## INSTRUCTIONS TO FOLLOW
Each line below must be set down exactly; omit any image you find.

## DATASET EXTRACT
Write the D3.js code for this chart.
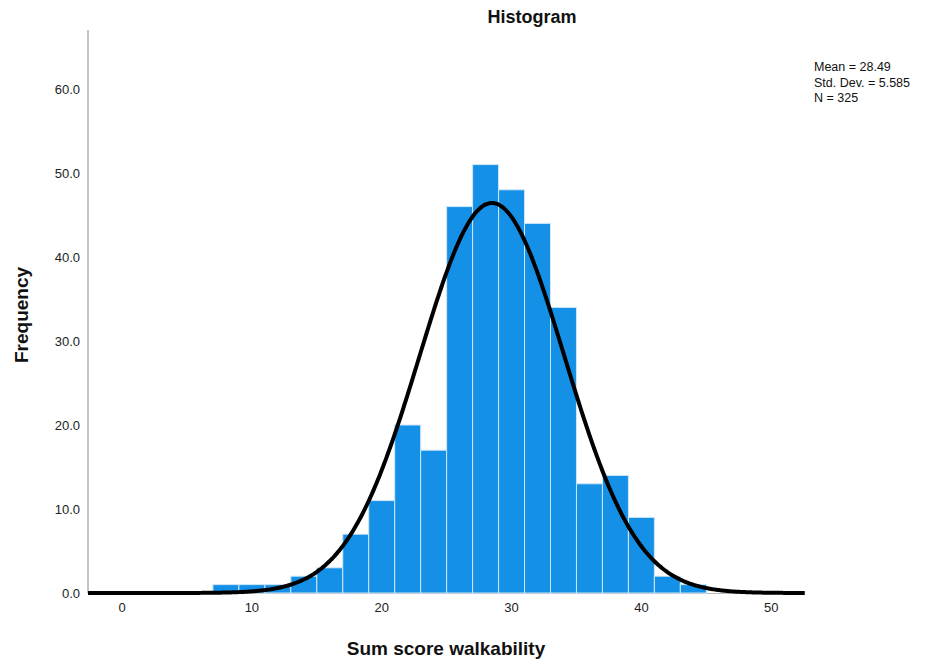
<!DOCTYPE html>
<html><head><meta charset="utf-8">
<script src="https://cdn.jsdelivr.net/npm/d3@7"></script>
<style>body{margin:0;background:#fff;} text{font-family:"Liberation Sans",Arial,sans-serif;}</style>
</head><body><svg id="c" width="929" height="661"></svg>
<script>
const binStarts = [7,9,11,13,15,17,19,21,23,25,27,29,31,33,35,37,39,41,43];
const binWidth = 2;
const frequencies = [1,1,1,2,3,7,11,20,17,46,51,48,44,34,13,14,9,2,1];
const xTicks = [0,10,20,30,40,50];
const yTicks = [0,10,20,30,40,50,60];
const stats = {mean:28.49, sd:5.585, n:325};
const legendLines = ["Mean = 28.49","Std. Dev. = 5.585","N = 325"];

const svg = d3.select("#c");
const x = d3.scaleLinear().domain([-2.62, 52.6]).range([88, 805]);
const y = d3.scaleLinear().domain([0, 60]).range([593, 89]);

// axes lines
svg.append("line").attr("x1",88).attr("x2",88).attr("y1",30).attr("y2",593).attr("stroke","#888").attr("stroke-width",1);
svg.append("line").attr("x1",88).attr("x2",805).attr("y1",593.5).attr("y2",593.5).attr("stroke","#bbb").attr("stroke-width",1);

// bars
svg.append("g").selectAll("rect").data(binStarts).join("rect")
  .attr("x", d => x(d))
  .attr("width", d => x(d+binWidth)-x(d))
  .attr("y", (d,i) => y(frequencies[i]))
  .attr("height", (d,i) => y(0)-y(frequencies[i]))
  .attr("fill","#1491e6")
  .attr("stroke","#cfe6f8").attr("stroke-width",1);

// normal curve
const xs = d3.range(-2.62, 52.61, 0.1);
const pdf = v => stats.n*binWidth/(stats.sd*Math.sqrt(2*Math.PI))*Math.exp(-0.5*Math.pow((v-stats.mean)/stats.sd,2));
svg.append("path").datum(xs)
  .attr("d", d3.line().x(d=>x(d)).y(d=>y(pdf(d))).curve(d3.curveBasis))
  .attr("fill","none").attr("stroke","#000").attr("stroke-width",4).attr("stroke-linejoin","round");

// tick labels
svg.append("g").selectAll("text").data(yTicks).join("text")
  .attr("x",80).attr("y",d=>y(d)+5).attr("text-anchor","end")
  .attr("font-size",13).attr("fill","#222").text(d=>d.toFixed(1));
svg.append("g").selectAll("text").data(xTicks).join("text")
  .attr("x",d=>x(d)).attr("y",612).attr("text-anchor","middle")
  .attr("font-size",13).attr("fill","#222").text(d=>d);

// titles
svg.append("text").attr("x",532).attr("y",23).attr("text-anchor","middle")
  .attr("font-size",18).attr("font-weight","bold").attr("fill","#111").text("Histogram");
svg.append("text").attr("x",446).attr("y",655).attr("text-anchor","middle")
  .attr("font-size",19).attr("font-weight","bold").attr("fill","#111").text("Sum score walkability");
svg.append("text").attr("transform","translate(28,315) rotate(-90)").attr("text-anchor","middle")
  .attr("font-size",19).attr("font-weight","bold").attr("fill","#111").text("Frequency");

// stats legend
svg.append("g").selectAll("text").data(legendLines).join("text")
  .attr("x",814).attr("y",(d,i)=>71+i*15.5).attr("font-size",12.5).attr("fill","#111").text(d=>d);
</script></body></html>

## REPLY TO THE EXERCISE
Write the D3.js code for this chart.
<!DOCTYPE html>
<html><head><meta charset="utf-8">
<script src="https://cdn.jsdelivr.net/npm/d3@7"></script>
<style>body{margin:0;background:#fff;} text{font-family:"Liberation Sans",Arial,sans-serif;}</style>
</head><body><svg id="c" width="929" height="661"></svg>
<script>
const binStarts = [7,9,11,13,15,17,19,21,23,25,27,29,31,33,35,37,39,41,43];
const binWidth = 2;
const frequencies = [1,1,1,2,3,7,11,20,17,46,51,48,44,34,13,14,9,2,1];
const xTicks = [0,10,20,30,40,50];
const yTicks = [0,10,20,30,40,50,60];
const stats = {mean:28.49, sd:5.585, n:325};
const legendLines = ["Mean = 28.49","Std. Dev. = 5.585","N = 325"];

const svg = d3.select("#c");
const x = d3.scaleLinear().domain([-2.62, 52.6]).range([88, 805]);
const y = d3.scaleLinear().domain([0, 60]).range([593, 89]);

// axes lines
svg.append("line").attr("x1",88).attr("x2",88).attr("y1",30).attr("y2",593).attr("stroke","#888").attr("stroke-width",1);
svg.append("line").attr("x1",88).attr("x2",805).attr("y1",593.5).attr("y2",593.5).attr("stroke","#bbb").attr("stroke-width",1);

// bars
svg.append("g").selectAll("rect").data(binStarts).join("rect")
  .attr("x", d => x(d))
  .attr("width", d => x(d+binWidth)-x(d))
  .attr("y", (d,i) => y(frequencies[i]))
  .attr("height", (d,i) => y(0)-y(frequencies[i]))
  .attr("fill","#1491e6")
  .attr("stroke","#cfe6f8").attr("stroke-width",1);

// normal curve
const xs = d3.range(-2.62, 52.61, 0.1);
const pdf = v => stats.n*binWidth/(stats.sd*Math.sqrt(2*Math.PI))*Math.exp(-0.5*Math.pow((v-stats.mean)/stats.sd,2));
svg.append("path").datum(xs)
  .attr("d", d3.line().x(d=>x(d)).y(d=>y(pdf(d))).curve(d3.curveBasis))
  .attr("fill","none").attr("stroke","#000").attr("stroke-width",4).attr("stroke-linejoin","round");

// tick labels
svg.append("g").selectAll("text").data(yTicks).join("text")
  .attr("x",80).attr("y",d=>y(d)+5).attr("text-anchor","end")
  .attr("font-size",13).attr("fill","#222").text(d=>d.toFixed(1));
svg.append("g").selectAll("text").data(xTicks).join("text")
  .attr("x",d=>x(d)).attr("y",612).attr("text-anchor","middle")
  .attr("font-size",13).attr("fill","#222").text(d=>d);

// titles
svg.append("text").attr("x",532).attr("y",23).attr("text-anchor","middle")
  .attr("font-size",18).attr("font-weight","bold").attr("fill","#111").text("Histogram");
svg.append("text").attr("x",446).attr("y",655).attr("text-anchor","middle")
  .attr("font-size",19).attr("font-weight","bold").attr("fill","#111").text("Sum score walkability");
svg.append("text").attr("transform","translate(28,315) rotate(-90)").attr("text-anchor","middle")
  .attr("font-size",19).attr("font-weight","bold").attr("fill","#111").text("Frequency");

// stats legend
svg.append("g").selectAll("text").data(legendLines).join("text")
  .attr("x",814).attr("y",(d,i)=>71+i*15.5).attr("font-size",12.5).attr("fill","#111").text(d=>d);
</script></body></html>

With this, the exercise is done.